4. Experiencing the best of summer camp + summer school. Summer of Summit is organized around the belief that this is far more than summer school; this is a place for everyone. Students pick summer challenges around the following themes:

a. Project Based Learning for cognitive skill development - e.g., delivering a persuasive argument around a community issue

b. STEM enrichment - e.g., build your own science experiment

c. Literacy enrichment - e.g., cross-site read-a-thon

d. Habits of Success - e.g., conflict mediation or peer pressure and decision making

e. Content Knowledge - e.g., become a peer tutor

f. Expeditionary Learning - e.g., photography, Hip Hop, Filmmaking, Improv, Yoga, Internships, and Leadership

This summer is a tremendous opportunity to serve students while we build our own skills and habits of success in a supportive, values-aligned and feedback-rich community. We will be onboarding over 50 percent of new Summit teachers, spreading best practices across district and CMO groups from around the country as part of our Basecamp program, supporting the development of TFA Bay Area’s first corps member institute so that new teachers have a mental model for the schools they can help create and shape in their professional lives and, most importantly, supporting over half of our students in developing their skills, passions, and perspectives as learners.

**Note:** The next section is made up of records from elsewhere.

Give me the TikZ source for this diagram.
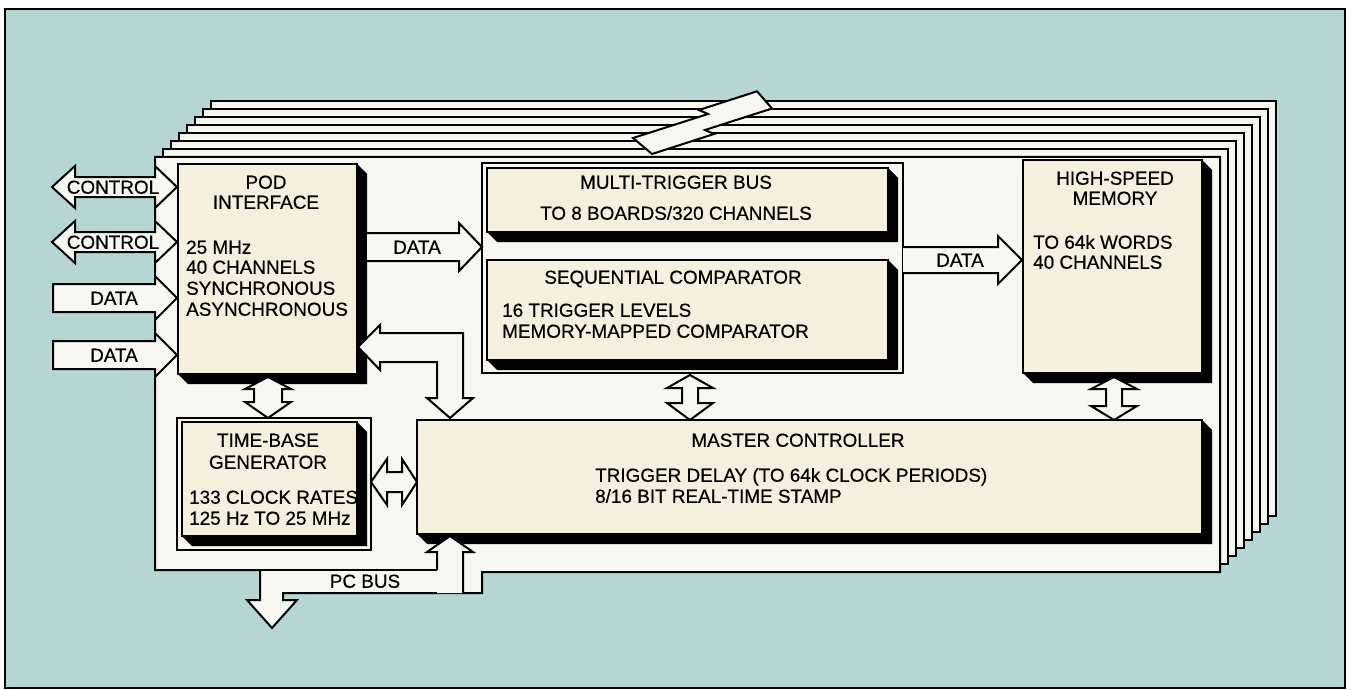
\documentclass[tikz,border=0pt]{standalone}
\usepackage{fontspec}
\setmainfont{Liberation Sans}[FakeBold=0.5]
\definecolor{bgteal}{RGB}{181,214,210}
\definecolor{boardw}{RGB}{246,246,242}
\definecolor{cream}{RGB}{244,240,221}
\tikzset{
  ln/.style={line width=2pt, line join=miter},
  cbox/.style={draw, ln, fill=cream, inner sep=0pt, outer sep=0pt, anchor=north west},
  fbox/.style={draw, ln, fill=boardw, inner sep=0pt, outer sep=0pt, anchor=north west},
  lbl/.style={inner sep=0pt, text height=13.5pt, text depth=0pt, font=\fontsize{18.9}{21}\selectfont},
  blk/.style={ln, fill=boardw},
}
\newcommand{\mkbox}[5]{%
  \fill[black] (#4,#3) -- (#4+10,#3+10) -- (#4+10,#5+10) -- (#2+10,#5+10) -- (#2,#5) -- cycle;
  \node[cbox, minimum width=#4-#2, minimum height=#5-#3] (#1) at (#2,#3) {};
}
\begin{document}
\begin{tikzpicture}[x=1pt,y=-1pt]
\useasboundingbox (0,0) rectangle (1352,690);
\fill[white] (0,0) rectangle (1352,690);
\draw[line width=1.4pt, fill=bgteal] (5,9) rectangle (1345,688);

% stacked boards (back to front)
\foreach \k in {7,6,...,1}{
  \draw[ln, fill=boardw] (155+8*\k,157-8*\k) rectangle (1220+8*\k,572-8*\k);
}
% multi-board bus (lightning band)
\draw[blk] (633,138) -- (652,154) -- (714,134) -- (705,130) -- (772,108.5)
  -- (757,91.3) -- (699,110) -- (708,114) -- cycle;

% front board with PC BUS outlet
\draw[blk] (155,157) -- (1220,157) -- (1220,572) -- (482,572) -- (482,593) -- (283,593)
  -- (283,600) -- (297,600) -- (272,628) -- (247,600) -- (260,600) -- (260,570) -- (155,570) -- cycle;
\draw[ln] (260,570) -- (437,570);

% frames
\node[fbox, minimum width=421, minimum height=210] (trigframe) at (482,163) {};
\node[fbox, minimum width=194, minimum height=132] (tbframe) at (177,418) {};

% boxes with shadows
\mkbox{pod}{178}{164}{357}{374}
\mkbox{mtb}{487}{168}{888}{232}
\mkbox{seq}{487}{260}{888}{360}
\mkbox{mem}{1023}{160}{1202}{373}
\mkbox{tbg}{182}{422}{357}{536}
\mkbox{mc}{417}{420}{1202}{534}

% left I/O arrows
\draw[blk] (52,187) -- (75,166) -- (75,177) -- (155,177) -- (155,166) -- (177,187) -- (155,208) -- (155,197) -- (75,197) -- (75,208) -- cycle;
\draw[blk] (52,242) -- (75,221) -- (75,232) -- (155,232) -- (155,221) -- (177,242) -- (155,263) -- (155,252) -- (75,252) -- (75,263) -- cycle;
\draw[blk] (53,284) -- (155,284) -- (155,276) -- (177,298) -- (155,320) -- (155,312) -- (53,312) -- cycle;
\draw[blk] (53,341) -- (155,341) -- (155,333) -- (177,355) -- (155,377) -- (155,369) -- (53,369) -- cycle;

% pod -> trigger frame DATA
\fill[boardw] (367,233) -- (459,233) -- (459,223) -- (482,247) -- (459,271) -- (459,261) -- (367,261) -- cycle;
\draw[ln] (367,233) -- (459,233) -- (459,223) -- (482,247) -- (459,271) -- (459,261) -- (367,261);
% trigger frame -> memory DATA
\fill[boardw] (903,247) -- (998,247) -- (998,236) -- (1022,260) -- (998,284) -- (998,273) -- (903,273) -- cycle;
\draw[ln] (903,247) -- (998,247) -- (998,236) -- (1022,260) -- (998,284) -- (998,273) -- (903,273);

% bent arrow pod <-> master controller
\draw[blk] (358,347) -- (380,325) -- (380,333) -- (463,333) -- (463,398) -- (473,398) -- (450,418)
  -- (427,398) -- (437,398) -- (437,362) -- (380,362) -- (380,370) -- cycle;
% pod <-> time-base
\draw[blk] (268,377) -- (291,389) -- (282,389) -- (282,402) -- (291,402) -- (268,418) -- (245,402)
  -- (254,402) -- (254,389) -- (245,389) -- cycle;
% time-base <-> master
\draw[blk] (371,482) -- (387,459) -- (387,472) -- (402,472) -- (402,459) -- (417,482) -- (402,505)
  -- (402,492) -- (387,492) -- (387,505) -- cycle;
% memory <-> master
\draw[blk] (1114,377) -- (1137,389) -- (1122,389) -- (1122,406) -- (1137,406) -- (1114,420) -- (1091,406)
  -- (1106,406) -- (1106,389) -- (1091,389) -- cycle;
% sequential comparator <-> master
\draw[blk] (690,375) -- (713,388) -- (698,388) -- (698,403) -- (713,403) -- (690,420) -- (667,403)
  -- (682,403) -- (682,388) -- (667,388) -- cycle;
% PC bus up into master
\fill[boardw] (437,570) -- (437,552) -- (427,552) -- (450,536) -- (473,552) -- (463,552) -- (463,593) -- (437,593) -- cycle;
\draw[ln] (437,570) -- (437,552) -- (427,552) -- (450,536) -- (473,552) -- (463,552) -- (463,593);

% labels
\node[lbl] (c1) at (113,187) {CONTROL};
\node[lbl] (c2) at (113,242) {CONTROL};
\node[lbl] (d1) at (114,298) {DATA};
\node[lbl] (d2) at (114,355) {DATA};
\node[lbl] (d3) at (417,247) {DATA};
\node[lbl] (d4) at (960,260) {DATA};
\node[lbl] (pc) at (365,581) {PC BUS};

\node[lbl] (podA) at (266,182) {POD};
\node[lbl] (podB) at (266,202) {INTERFACE};
\node[lbl, anchor=west] (podC) at (186,247) {25 MHz};
\node[lbl, anchor=west] (podD) at (186,267) {40 CHANNELS};
\node[lbl, anchor=west] (podE) at (186,288) {SYNCHRONOUS};
\node[lbl, anchor=west] (podF) at (186,309) {ASYNCHRONOUS};

\node[lbl] (mtbA) at (676,182) {MULTI-TRIGGER BUS};
\node[lbl] (mtbB) at (676,213) {TO 8 BOARDS/320 CHANNELS};

\node[lbl] (seqA) at (673,277) {SEQUENTIAL COMPARATOR};
\node[lbl, anchor=west] (seqB) at (502,310) {16 TRIGGER LEVELS};
\node[lbl, anchor=west] (seqC) at (502,331) {MEMORY-MAPPED COMPARATOR};

\node[lbl] (memA) at (1115,178) {HIGH-SPEED};
\node[lbl] (memB) at (1115,198) {MEMORY};
\node[lbl, anchor=west] (memC) at (1033,242) {TO 64k WORDS};
\node[lbl, anchor=west] (memD) at (1033,262) {40 CHANNELS};

\node[lbl] (tbgA) at (268,440) {TIME-BASE};
\node[lbl] (tbgB) at (268,462) {GENERATOR};
\node[lbl, anchor=west] (tbgC) at (189,497) {133 CLOCK RATES};
\node[lbl, anchor=west] (tbgD) at (189,518) {125 Hz TO 25 MHz};

\node[lbl] (mcA) at (798,440) {MASTER CONTROLLER};
\node[lbl, anchor=west] (mcB) at (595,475) {TRIGGER DELAY (TO 64k CLOCK PERIODS)};
\node[lbl, anchor=west] (mcC) at (595,496) {8/16 BIT REAL-TIME STAMP};
\end{tikzpicture}
\end{document}
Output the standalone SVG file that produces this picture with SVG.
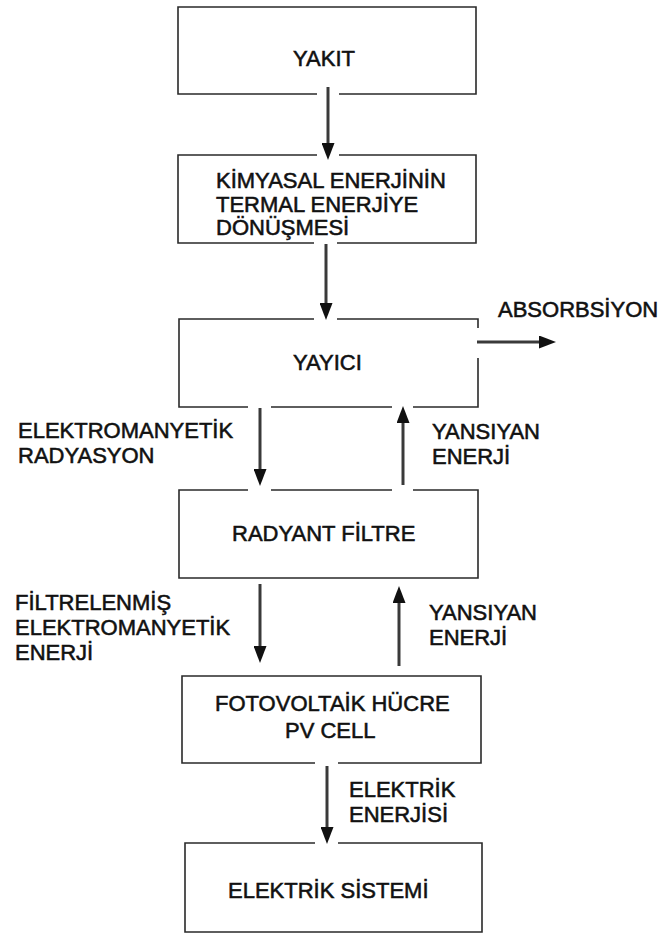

But we also must be honest about what summer cannot be. No summer program will provide all of the skills required for highly effective teaching or coaching. No summer experience can replace the ongoing work of educators in our schools during the regular academic year. However, our work this summer will help us improve the nearly fifty days of professional development we offer teachers at Summit during the school year. This summer we will learn how to better prepare our Basecamp partners as they work to implement Next Generation learning models in their school contexts. And we will work with TFA Bay Area leadership to prepare over 130 TFA corps members to bring a new paradigm of learning to classrooms across the Bay Area. This summer is one important step in a larger vision of equipping every teacher in our country’s schools with the knowledge, habits of success and skills to provide all students with a Next Generation learning experience.